[Debian-science-sagemath] jupyter-notebook/widgets

Gordon Ball gordon at chronitis.net
Tue Nov 8 15:45:34 UTC 2016


On 08/11/16 12:21, Ximin Luo wrote:
> Ximin Luo:
>> Gordon Ball:
>>> On 07/11/16 17:06, Ximin Luo wrote:
>>>> Gordon Ball:
>>>>> I have spent quite a few hours trying to work out why it doesn't work
>>>>> with jquery-ui-1.12, without success. It isn't due to the debian
>>>>> packaging of jqueryui (same issues just updating the npm package and
>>>>> trying to rebuild). Nothing in the migration guide for 1.10 -> 1.11 or
>>>>> 1.11 -> 1.12 obviously seems to be a reason, but I think it is something
>>>>> to do with the way jupyter handles module loading.
>>>>>
>>>>> Unfortunately I don't have a deep enough knowledge of requirejs and
>>>>> other hacks needed for big javascript projects to know how to dissect this.
>>>>>
>>>>
>>>> Hey Gordon,
>>>>
>>>> I messed around quite a lot with requirejs in a previous job. I might be able to help.

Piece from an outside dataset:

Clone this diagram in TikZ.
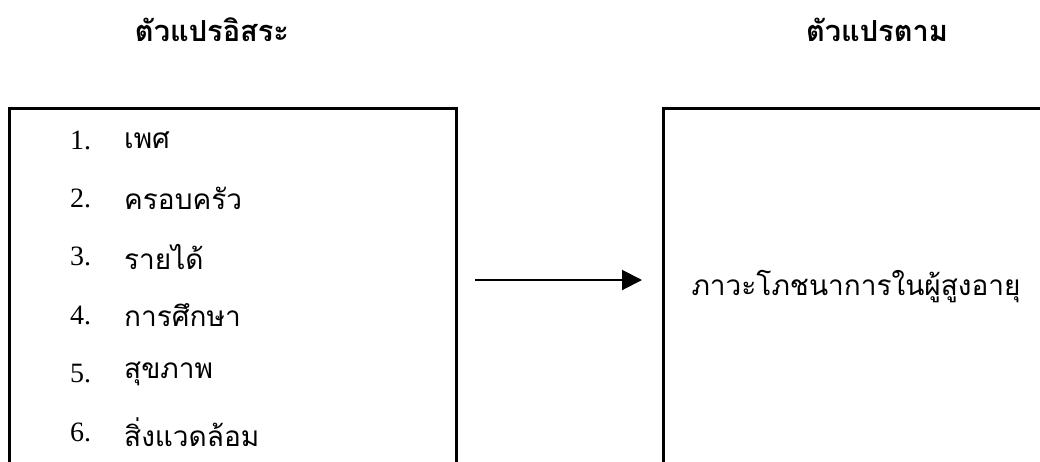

Could you talk about this issue in some more detail?
>>>>
>>>> X
>>>>
>>>
>>> I *think* I have been able to patch the notebook issue, but perhaps you
>>> can have a look at the patch and see if it makes sense [1].
>>>
>>> The issue appears to have been that jquery-ui added an AMD loader
>>> wrapper in 1.12, and the existing configuration assumed otherwise.
>>>
>>> The relevant files are:
>>>  * notebook/templates/page.html (notebook page template, including
>>> browser-side requirejs config)
>>>  * tools/build-main.js (requirejs configuration used to build the
>>> main.min.js amalgamation at build time)
>>>  * notebook/static/notebook/js/{pager,outputarea}.js (page components
>>> importing jquery-ui)
>>>
>>> [1]:
>>> https://anonscm.debian.org/git/python-modules/packages/jupyter-notebook.git/tree/debian/patches/0004-jquery-ui-1.12-compatibility-changes.patch
>>>
>>> So, hopefully jupyter-notebook is ready again, less any more surprise
>>> libjs-* transitions.
>>>
>>
>> Hey Gordon, that makes sense yes.
>>
>> Holy shit I hate javascript. It took me a while to make sense of it, I was looking at the libjs-jquery-ui source package first which is very misleading because it doesn't corresponding to the binary package very well. But by reading /usr/share/javascript/jquery-ui/jquery-ui.js you can see that indeed when you load jquery-ui as an AMD module, it depends on jquery then it edits the $ jQuery object but returns nothing - which is why you need those extra explicit dependencies on jquery in your patch, to get the $ object, and the __ object you get when loading "jquery-ui" would be undefined (if I am reading the aforementioned file correctly).
>>
>> Basically, they have no idea WTF they are doing or what good software engineering patterns are.
>>
>> In other words, the top 2 Google results for "jquery-ui amd loader"
>>
>> https://stackoverflow.com/questions/12113172/how-do-i-use-jquery-ui-with-requirejs -- wrong
>> https://learn.jquery.com/jquery-ui/environments/amd/ -- assumes a different tree structure
>>
>> Holy shit I hate javascript.
>>
> 
> BTW, I guess the use of requirejs means that effectively the binary package is "statically linked" to its dependencies? If so, you should document that in README.Debian -- something like "this package embeds some of its build dependencies (X, Y, Z) and should be rebuilt when those are updated".
> 
> I remember I had to add nasty hacks to make r.js build-products "dynamically link" to their dependent at run-time; it's probably not worth the effort doing it here.
> 
> The reproducible-builds / dpkg work on .buildinfo files will record the exact versions of the build-dependencies used to produce a particular binary package, so you don't have to do any extra work for this. (I think dpkg >= 1.18.11 has it.)
> 
> X
> 

It appears to be partially statically linked. Some of the javascript
sources are inlined (like jquery-ui.min.js), and some (like es6-promise,
requirejs, mathjax) are still loaded directly.

Admittedly, I hadn't fully appreciated how much of the JS gets inlined
into their main.min.js before this issue. The install manifest generated
by setup.py still includes files like jquery-ui.min.js, even though
they're apparently never accessed after build. Plus, the associated CSS
(eg, for jquery-ui) is still loaded directly.

I think this probably means that Built-Using headers should be generated
for the relevant packages, at least.